Published:Friday | May 23, 2025 | 12:06 AM

THE EDITOR, Madam:

Prime Minister Andrew Holness recently announced that Jamaica’s poverty rate has been cut in half, now reportedly standing at 8.2 per cent. While this headline grabs attention, it warrants deeper scrutiny – not celebration. Especially during an election cycle, where optimism can be weaponised, and statistics, selectively interpreted.

As an academic and author of Neoliberalism, Globalization, Income Inequality, Poverty And Resistance I have long studied the metrics and myths that surround poverty reporting in postcolonial economies. Jamaica is no stranger to fluctuations in poverty – we’ve had moments of apparent prosperity before, only for them to unravel quickly due to geopolitical shifts, natural disasters, external debt obligations, IMF structural adjustments, and internal governance issues.

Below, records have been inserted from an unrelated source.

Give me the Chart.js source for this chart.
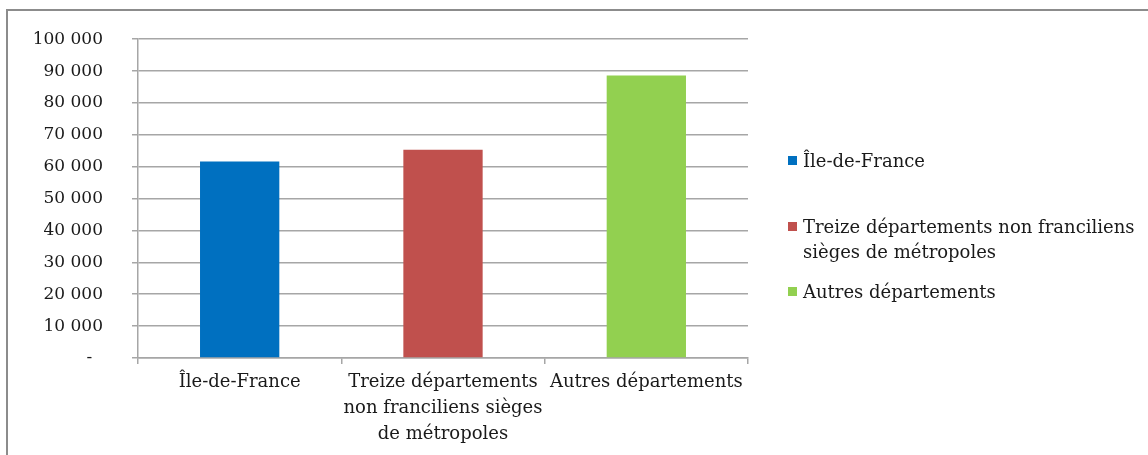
<!DOCTYPE html>
<html>
<head>
<meta charset="utf-8">
<script src="https://cdn.jsdelivr.net/npm/chart.js@4/dist/chart.umd.min.js"></script>
<style>
  body { margin: 0; background: #fff; }
  #wrap { position: relative; width: 1148px; height: 455px; overflow: hidden; }
  #frame { position: absolute; left: 6px; top: 9px; width: 1200px; height: 500px;
           border-top: 2px solid #8c8c8c; border-left: 2px solid #8c8c8c; }
  #chartBox { position: absolute; left: 0; top: 0; width: 1148px; height: 455px; }
  #legend { position: absolute; left: 0; top: 0; font-family: "DejaVu Serif", serif;
            font-size: 18px; color: #1a1a1a; }
  .item { position: absolute; left: 788px; width: 360px; line-height: 25px; display: flex; }
  .box { width: 9px; height: 9px; flex: none; margin-top: 8px; margin-right: 6px; }
</style>
</head>
<body>
<div id="wrap">
  <div id="frame"></div>
  <div id="chartBox"><canvas id="barChart"></canvas></div>
  <div id="legend"></div>
</div>
<script>
// data
var categories = ['Île-de-France', 'Treize départements non franciliens sièges de métropoles', 'Autres départements'];
var axisLabels = ['Île-de-France', ['Treize départements', 'non franciliens sièges', 'de métropoles'], 'Autres départements'];
var values = [61600, 65300, 88600];
var colors = ['#0070c0', '#c0504d', '#92d050'];
var yTicks = [0, 10000, 20000, 30000, 40000, 50000, 60000, 70000, 80000, 90000, 100000];

var gridColor = '#a6a6a6';

function fmt(v) {
    if (v === 0) return '-  ';
    return String(v).replace(/\B(?=(\d{3})+(?!\d))/g, ' ');
}

var ctx = document.getElementById('barChart').getContext('2d');
var barChart = new Chart(ctx, {
    type: 'bar',
    data: {
        labels: axisLabels,
        datasets: [{
            data: values,
            backgroundColor: colors,
            categoryPercentage: 1,
            barPercentage: 0.39
        }]
    },
    options: {
        responsive: true,
        maintainAspectRatio: false,
        animation: false,
        layout: { padding: { left: 8, top: 39, right: 400, bottom: 0 } },
        plugins: { legend: { display: false }, tooltip: { enabled: false } },
        scales: {
            x: {
                grid: { offset: true, drawOnChartArea: false, drawTicks: true, tickLength: 6, color: gridColor, lineWidth: 1.5 },
                border: { color: gridColor, width: 1.5 },
                ticks: { color: '#1a1a1a', font: { family: 'DejaVu Serif', size: 18, lineHeight: 1.42 }, padding: 6, maxRotation: 0, autoSkip: false },
                afterFit: function (s) { s.height = 97; }
            },
            y: {
                min: 0,
                max: 100000,
                afterBuildTicks: function (s) { s.ticks = yTicks.map(function (v) { return { value: v }; }); },
                grid: { color: gridColor, lineWidth: 1.5, tickLength: 6 },
                border: { color: gridColor, width: 1.5 },
                ticks: { color: '#1a1a1a', font: { family: 'DejaVu Serif', size: 17 }, padding: 29, callback: function (v) { return fmt(v); } },
                afterFit: function (s) { s.width = 130; }
            }
        }
    }
});

// legend from the same arrays
var legendTops = [148, 214, 279];
var legend = document.getElementById('legend');
categories.forEach(function (c, i) {
    var item = document.createElement('div');
    item.className = 'item';
    item.style.top = legendTops[i] + 'px';
    var box = document.createElement('span');
    box.className = 'box';
    box.style.background = colors[i];
    var txt = document.createElement('span');
    txt.textContent = c;
    item.appendChild(box);
    item.appendChild(txt);
    legend.appendChild(item);
});
</script>
</body>
</html>
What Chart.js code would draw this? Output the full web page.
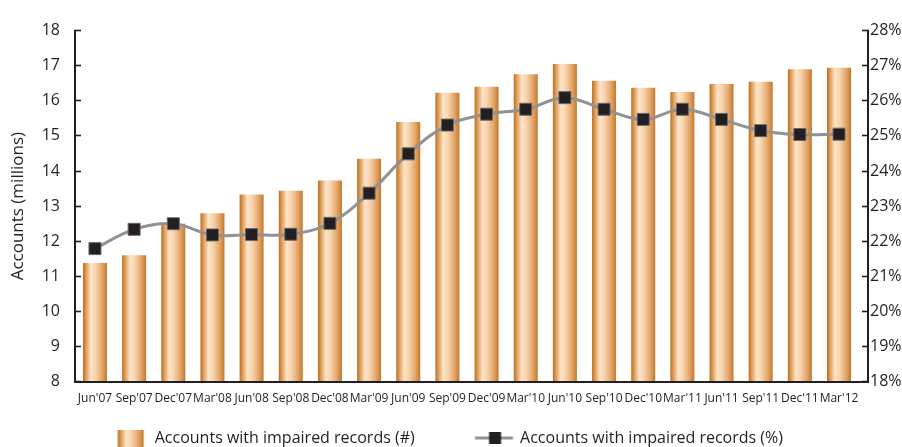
<!DOCTYPE html>
<html>
<head>
<meta charset="utf-8">
<title>Accounts with impaired records</title>
<script src="https://cdn.jsdelivr.net/npm/chart.js@4/dist/chart.umd.min.js"></script>
<style>
  html, body { margin: 0; padding: 0; background: #ffffff; }
  #wrap { width: 902px; height: 447px; }
</style>
</head>
<body>
<div id="wrap"><canvas id="chart" width="902" height="447"></canvas></div>
<script>
// Quarter labels along the x axis
const quarters = ["Jun'07", "Sep'07", "Dec'07", "Mar'08", "Jun'08", "Sep'08", "Dec'08",
  "Mar'09", "Jun'09", "Sep'09", "Dec'09", "Mar'10", "Jun'10", "Sep'10", "Dec'10",
  "Mar'11", "Jun'11", "Sep'11", "Dec'11", "Mar'12"];

// Accounts with impaired records, millions (bars, left axis)
const accountsMillions = [11.38, 11.60, 12.50, 12.80, 13.33, 13.44, 13.73, 14.35, 15.40, 16.23,
  16.40, 16.76, 17.05, 16.57, 16.37, 16.25, 16.48, 16.54, 16.90, 16.94];

// Share of accounts with impaired records, percent (line, right axis)
const impairedPercent = [21.79, 22.34, 22.50, 22.18, 22.19, 22.20, 22.51, 23.37, 24.49, 25.31,
  25.62, 25.76, 26.09, 25.76, 25.47, 25.76, 25.47, 25.15, 25.04, 25.05];

// Axis ranges
const leftAxisRange = [8, 18];
const rightAxisRange = [18, 28];

const seriesNames = ['Accounts with impaired records (#)', 'Accounts with impaired records (%)'];

const INK = '#231f20';
const LINE_GREY = '#929292';
const BAR_FRACTION = 0.613;
const FONT = "'Open Sans', sans-serif";

function addCopperStops(g) {
  g.addColorStop(0.00, '#c06c18');
  g.addColorStop(0.12, '#dc9a55');
  g.addColorStop(0.33, '#fde4c8');
  g.addColorStop(0.52, '#f8d4ad');
  g.addColorStop(0.80, '#e2a468');
  g.addColorStop(1.00, '#c4782a');
  return g;
}

// Legend swatches drawn onto small canvases
function barSwatch() {
  const c = document.createElement('canvas');
  c.width = 80; c.height = 18;
  const x = c.getContext('2d');
  x.fillStyle = addCopperStops(x.createLinearGradient(47.5, 0, 73.5, 0));
  x.fillRect(47.5, 1, 26, 17);
  return c;
}
function lineSwatch() {
  const c = document.createElement('canvas');
  c.width = 80; c.height = 14;
  const x = c.getContext('2d');
  x.strokeStyle = LINE_GREY; x.lineWidth = 3;
  x.beginPath(); x.moveTo(39.5, 7); x.lineTo(77.5, 7); x.stroke();
  x.fillStyle = INK;
  x.fillRect(53.5, 1, 12, 12);
  return c;
}
const swatches = [barSwatch(), lineSwatch()];

Chart.defaults.font.family = FONT;
Chart.defaults.color = INK;

const barData = quarters.map((q, i) => ({ x: i, y: accountsMillions[i] }));
const lineData = quarters.map((q, i) => ({ x: i, y: impairedPercent[i] }));

new Chart(document.getElementById('chart'), {
  type: 'bar',
  data: {
    datasets: [
      {
        type: 'bar',
        label: seriesNames[0],
        data: barData,
        yAxisID: 'y',
        order: 1,
        categoryPercentage: 1,
        barPercentage: BAR_FRACTION,
        borderWidth: 0,
        backgroundColor: (c) => {
          const chart = c.chart;
          const xs = chart.scales && chart.scales.x;
          if (!xs || !chart.chartArea || c.dataIndex === undefined) return '#e6ab70';
          const cx = xs.getPixelForValue(c.dataIndex);
          const half = (xs.getPixelForValue(1) - xs.getPixelForValue(0)) * BAR_FRACTION / 2;
          return addCopperStops(chart.ctx.createLinearGradient(cx - half, 0, cx + half, 0));
        }
      },
      {
        type: 'line',
        label: seriesNames[1],
        data: lineData,
        yAxisID: 'y1',
        order: 0,
        borderColor: LINE_GREY,
        borderWidth: 3,
        tension: 0.38,
        pointStyle: 'rect',
        pointRadius: 8.5,
        pointBackgroundColor: INK,
        pointBorderColor: '#6a6a6a',
        pointBorderWidth: 1
      }
    ]
  },
  options: {
    responsive: false,
    animation: false,
    layout: { padding: { left: -45.3, right: 0, top: 29.5, bottom: 0 } },
    plugins: {
      tooltip: { enabled: false },
      legend: {
        position: 'bottom',
        maxHeight: 41.3,
        labels: {
          usePointStyle: true,
          pointStyleWidth: 73,
          padding: 24.3,
          color: INK,
          font: { size: 16, family: FONT },
          sort: (a, b) => a.datasetIndex - b.datasetIndex,
          generateLabels: (chart) => {
            const items = Chart.defaults.plugins.legend.labels.generateLabels(chart);
            items.forEach((it) => { it.pointStyle = swatches[it.datasetIndex]; });
            return items;
          }
        }
      }
    },
    scales: {
      x: {
        type: 'linear',
        position: 'bottom',
        offset: false,
        min: -0.51,
        max: 19.74,
        afterFit: (s) => { s.height = 24; },
        grid: { display: false, drawTicks: false, offset: false },
        border: { display: true, color: INK, width: 2, z: 1 },
        ticks: {
          stepSize: 1,
          includeBounds: false,
          autoSkip: false,
          maxRotation: 0,
          minRotation: 0,
          padding: 10,
          color: INK,
          font: { size: 12 },
          callback: (v) => (Number.isInteger(v) && quarters[v] !== undefined ? quarters[v] : '')
        }
      },
      y: {
        position: 'left',
        min: leftAxisRange[0],
        max: leftAxisRange[1],
        afterFit: (s) => { s.width = 120.3; },
        grid: { drawOnChartArea: false, drawTicks: true, tickLength: -6, tickColor: INK, tickWidth: 1.6, color: INK },
        border: { display: true, color: INK, width: 2, z: 1 },
        ticks: { stepSize: 1, padding: 21, color: INK, font: { size: 16 } },
        title: {
          display: true,
          text: 'Accounts (millions)',
          color: INK,
          font: { size: 17 },
          padding: { top: 53.1, bottom: 0 }
        }
      },
      y1: {
        position: 'right',
        min: rightAxisRange[0],
        max: rightAxisRange[1],
        afterFit: (s) => { s.width = 34; },
        grid: { drawOnChartArea: false, drawTicks: true, tickLength: -6, tickColor: INK, tickWidth: 1.6, color: INK },
        border: { display: true, color: INK, width: 2, z: 1 },
        ticks: { stepSize: 1, padding: 8, color: INK, font: { size: 16 }, callback: (v) => v + '%' }
      }
    }
  }
});
</script>
</body>
</html>
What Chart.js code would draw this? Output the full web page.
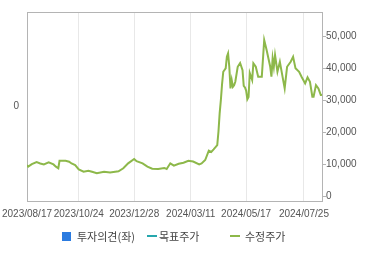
<!DOCTYPE html>
<html><head><meta charset="utf-8">
<script src="https://cdn.jsdelivr.net/npm/chart.js@4"></script>
<style>
html,body{margin:0;padding:0;background:#fff;}
#wrap{position:relative;width:370px;height:255px;overflow:hidden;}
canvas{position:absolute;left:0;top:0;}
.lg{position:absolute;top:229px;font:11px "Noto Sans CJK KR";color:#444;line-height:14px;white-space:nowrap;}
.mk{position:absolute;}
</style></head><body>
<div id="wrap">
<canvas id="c" width="370" height="255"></canvas>
<div class="mk" style="left:62px;top:232px;width:9px;height:9px;background:#2b7be0"></div>
<div class="lg" style="left:77px">투자의견(좌)</div>
<div class="mk" style="left:147px;top:235px;width:10px;height:2px;background:#26a7ad"></div>
<div class="lg" style="left:159px">목표주가</div>
<div class="mk" style="left:230px;top:235px;width:10px;height:2px;background:#8db84a"></div>
<div class="lg" style="left:245px">수정주가</div>
</div>
<script>
// trading-day index (from 2023/08/17) and adjusted price
const dayIndex = [0,1,4,8,11,14,18,22,24,26,27,32,35,37,40,43,47,51,54,58,64,69,76,80,84,89,91,96,100,104,109,114,116,119,122,126,130,134,138,143,145,148,151,153,155,158,159,160,161,162,163,165,166,167,168,169,170,171,172,173,175,177,179,180,181,182,183,184,185,187,188,190,192,195,197,199,202,203,204,205,206,208,210,212,214,216,219,221,223,226,228,231,233,235,237,238,240,242,244,245];
const price = [9800,9300,10100,10700,10300,10000,10650,10000,9300,8800,11150,11150,10850,10300,9800,8470,7730,8040,7700,7230,7730,7500,7850,8790,10340,11680,11000,10340,9300,8660,8570,8900,8570,10340,9600,10200,10530,11150,10900,10030,10300,11370,14270,13900,14700,16040,20190,25900,30060,35000,38880,39940,43550,44600,40430,33700,36300,34200,34700,35760,40430,41600,39400,34500,34000,33000,30300,31000,38500,36300,41500,40430,37320,37320,48750,45640,40430,37320,43050,40430,44080,38880,42000,37850,33700,40430,42000,43550,39940,38880,37320,35260,37130,35760,31090,31090,34730,33700,31620,31600];
const tickIndex = [0,43,89,136,182,230];
const tickLabels = ['2023/08/17','2023/10/24','2023/12/28','2024/03/11','2024/05/17','2024/07/25'];
const rightTicks = [0,10000,20000,30000,40000,50000];
const leftTicks = [0];

const boxPlugin = {
  id:'box',
  beforeDatasetsDraw(chart){
    const a = chart.chartArea, ctx = chart.ctx;
    ctx.save();
    ctx.strokeStyle = '#b4b4b4';
    ctx.lineWidth = 1;
    ctx.strokeRect(Math.round(a.left)+0.5, Math.round(a.top)+0.5, Math.round(a.right-a.left), Math.round(a.bottom-a.top));
    ctx.restore();
  }
};

new Chart(document.getElementById('c'), {
  type:'line',
  data:{datasets:[{
    label:'수정주가',
    data: dayIndex.map((d,i)=>({x:d,y:price[i]})),
    borderColor:'#8db84a', borderWidth:2, pointRadius:0, tension:0, yAxisID:'y1', fill:false
  }]},
  options:{
    responsive:false, animation:false, events:[],
    layout:{padding:{top:12,left:0,right:0,bottom:0}},
    plugins:{legend:{display:false},tooltip:{enabled:false}},
    scales:{
      x:{type:'linear',min:0,max:245,
        afterBuildTicks(s){s.ticks = tickIndex.map(v=>({value:v}));},
        afterFit(s){s.height = 54; s.paddingLeft = 0; s.paddingRight = 0;},
        grid:{color:'#e8e8e8',drawTicks:false},
        border:{display:false},
        ticks:{autoSkip:false,maxRotation:0,padding:7,color:'#555',font:{family:'Liberation Sans',size:10},
          callback(v){const k=tickIndex.indexOf(v);return k>=0?tickLabels[k]:'';}}
      },
      y:{type:'linear',position:'left',min:-1,max:1,
        afterBuildTicks(s){s.ticks = leftTicks.map(v=>({value:v}));},
        afterFit(s){s.width = 27; s.paddingTop = 0; s.paddingBottom = 0;},
        grid:{display:false,drawTicks:false},border:{display:false},
        ticks:{padding:8,color:'#555',font:{family:'Liberation Sans',size:10}}
      },
      y1:{type:'linear',position:'right',min:-1400,max:57500,
        afterBuildTicks(s){s.ticks = rightTicks.map(v=>({value:v}));},
        afterFit(s){s.width = 48; s.paddingTop = 0; s.paddingBottom = 0;},
        grid:{drawOnChartArea:false,color:'#b4b4b4',tickLength:4},
        border:{display:false},
        ticks:{padding:0,color:'#555',font:{family:'Liberation Sans',size:10},
          callback(v){return v.toLocaleString('en-US');}}
      }
    }
  },
  plugins:[boxPlugin]
});
</script>
</body></html>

The real question is this: What methodology underpins this 8.2 per cent figure? Are we still measuring poverty solely by average income per day — a narrow and outdated standard? Or are we accounting for productive capacity, sustainable employment, access to social goods, and resilience against economic shocks?

Poverty is more than a number; it’s about whether Jamaicans can not only survive but thrive. And that requires policies rooted in long-term vision, not short-term optics.

Fellow academics, policymakers, and journalists should not to take this statistic at face value. Hard questions need to be asked. Investigate the data. Demand transparency.

This is not cynicism – it’s responsibility. We cannot afford to count eggs before they're laid – especially if there may be no eggs at all.